In short, in view of the above, it can be affirmed that Algeria is undoubtedly becoming a nation, but within the framework of the Maghreb, in accordance with its historical past and the aspiration expressed in the Manifesto of 1 November 1954. 

Moreover, Emmanuel Macron is right in stating that in Algeria the "political-military system was built on this commemorative income". But it should also be noted that it is a military system that not only wrote its "history" to suit itself, but also uses a surprising double yardstick where contradictions and inconsistencies are palpable.

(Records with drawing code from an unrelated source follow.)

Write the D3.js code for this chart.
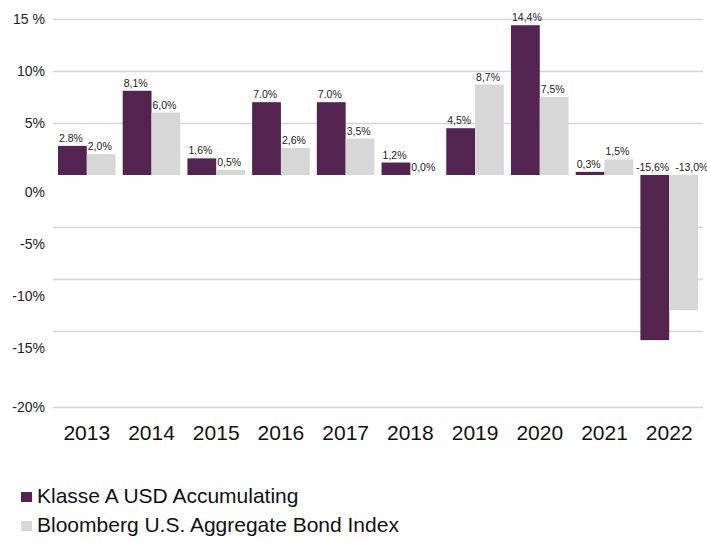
<!DOCTYPE html>
<head>
  <meta charset="utf-8">
  <title>Klasse A USD Accumulating vs Bloomberg U.S. Aggregate</title>
</head>
<style>
  body { margin: 0; background: #fff; }
  svg { display: block; font-family: "Liberation Sans", Arial, sans-serif; }
  .grid line { stroke: #d4d4d4; stroke-width: 1.5px; }
  .grid text { font-size: 14px; fill: #222; }
  .val { font-size: 10.5px; fill: #222; }
  .year { font-size: 21px; fill: #111; text-anchor: middle; }
  .legend text { font-size: 21px; fill: #111; }
</style>
<svg width="707" height="542"></svg>
<script src="https://d3js.org/d3.v7.min.js"></script>
<script>
  var years = ["2013", "2014", "2015", "2016", "2017", "2018", "2019", "2020", "2021", "2022"];
  var fund = [2.8, 8.1, 1.6, 7.0, 7.0, 1.2, 4.5, 14.4, 0.3, -15.6];
  var bench = [2.0, 6.0, 0.5, 2.6, 3.5, 0.0, 8.7, 7.5, 1.5, -13.0];
  var fundLabels = ["2.8%", "8,1%", "1,6%", "7.0%", "7.0%", "1,2%", "4,5%", "14,4%", "0,3%", "-15,6%"];
  var benchLabels = ["2,0%", "6,0%", "0,5%", "2,6%", "3,5%", "0,0%", "8,7%", "7,5%", "1,5%", "-13,0%"];
  var yTicks = [15, 10, 5, 0, -5, -10, -15, -20];
  var yTickLabels = ["15 %", "10%", "5%", "0%", "-5%", "-10%", "-15%", "-20%"];
  var seriesNames = ["Klasse A USD Accumulating", "Bloomberg U.S. Aggregate Bond Index"];
  var colors = ["#532450", "#d7d7d7"];

  var svg = d3.select("svg");

  var x = d3.scaleBand().domain(years).range([58, 698]).paddingInner(0.11).paddingOuter(0);
  var xs = d3.scaleBand().domain([0, 1]).range([0, x.bandwidth()]);
  // the axis below -15% is stretched in the original
  var y = d3.scaleLinear().domain([-20, -15, 15]).range([407, 331, 19]);

  // gridlines + y labels
  var grid = svg.append("g")
    .attr("class", "grid")
    .attr("transform", "translate(53,0)")
    .call(d3.axisLeft(y)
      .tickValues(yTicks)
      .tickSize(-650)
      .tickPadding(8)
      .tickFormat(function (d) { return yTickLabels[yTicks.indexOf(d)]; }));
  grid.select(".domain").remove();
  grid.selectAll(".tick").filter(function (d) { return d === 0; }).select("line").remove();
  grid.selectAll(".tick text")
    .attr("dy", function (d) { return d <= 0 && d > -20 ? "1.5em" : "0.32em"; });

  var rows = years.map(function (yr, i) {
    return { year: yr, vals: [fund[i], bench[i]], labels: [fundLabels[i], benchLabels[i]] };
  });

  var group = svg.selectAll(".yr")
    .data(rows)
    .enter().append("g")
    .attr("class", "yr")
    .attr("transform", function (d) { return "translate(" + x(d.year) + ",0)"; });

  group.selectAll("rect")
    .data(function (d) { return d.vals; })
    .enter().append("rect")
    .attr("x", function (d, j) { return xs(j); })
    .attr("y", function (d) { return y(Math.max(0, d)); })
    .attr("width", xs.bandwidth())
    .attr("height", function (d) { return Math.abs(y(d) - y(0)); })
    .attr("fill", function (d, j) { return colors[j]; });

  group.selectAll(".val")
    .data(function (d) { return d.vals.map(function (v, j) { return { v: v, j: j, t: d.labels[j] }; }); })
    .enter().append("text")
    .attr("class", "val")
    .attr("x", function (d) {
      if (d.v >= 0) return xs(d.j) + 1;
      return d.j === 0 ? xs(d.j) + xs.bandwidth() : xs(d.j) + 6;
    })
    .attr("y", function (d) { return d.v >= 0 ? y(d.v) - 4 : y(0) - 4; })
    .attr("text-anchor", function (d) { return d.v < 0 && d.j === 0 ? "end" : "start"; })
    .text(function (d) { return d.t; });

  svg.selectAll(".year")
    .data(years)
    .enter().append("text")
    .attr("class", "year")
    .attr("x", function (d) { return x(d) + x.bandwidth() / 2; })
    .attr("y", 440)
    .text(function (d) { return d; });

  // legend
  var legend = svg.append("g").attr("class", "legend")
    .selectAll("g")
    .data(seriesNames)
    .enter().append("g")
    .attr("transform", function (d, i) { return "translate(21," + (503 + i * 29) + ")"; });

  legend.append("rect")
    .attr("x", 0).attr("y", -11)
    .attr("width", 11).attr("height", 10)
    .attr("fill", function (d, i) { return colors[i]; });

  legend.append("text")
    .attr("x", 16)
    .attr("y", 0)
    .text(function (d) { return d; });
</script>
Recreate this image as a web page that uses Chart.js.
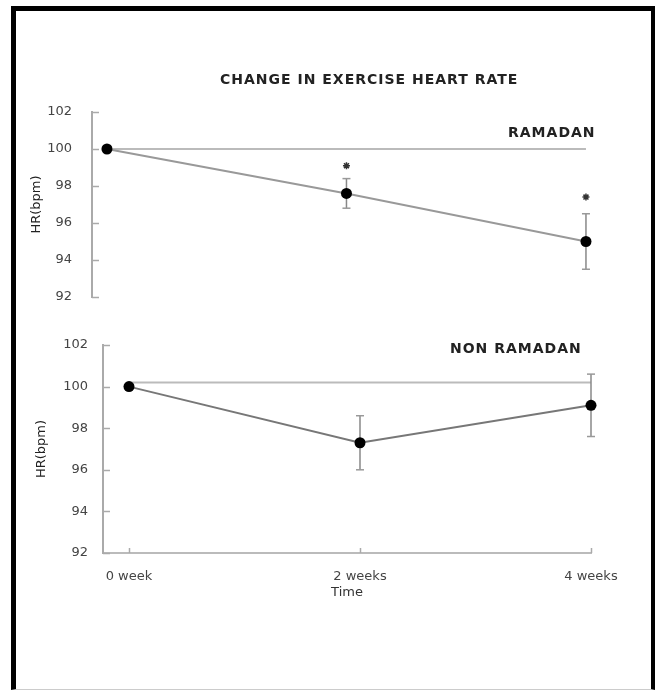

Being a military and police regime - with a president and a civilian government as a façade - its rationale is based on exercising the reason of force rather than the force of reason. As a result, dialogue is conspicuously absent at the national and Maghreb levels. This situation is aggravated by the advanced age of their real rulers who are not being renewed, some of whom are even octogenarians. This favours a high margin of error in decision-making, as decisions are the result of temperament and emotions rather than the use of reason and objectivity. This exposes the Algerian people to serious risks, as well as their immediate neighbours and international peace.

REFERENCES

(1) – España Invertebrada. Ortega y Gasset. 
(2) – Droit international Public- Ch. Rousseau. Tome III pag330 y sig, y también Tratado de Internacional Público – L. Oppenheim. Tomo I- Vol.I Paz pag. 165 y sig.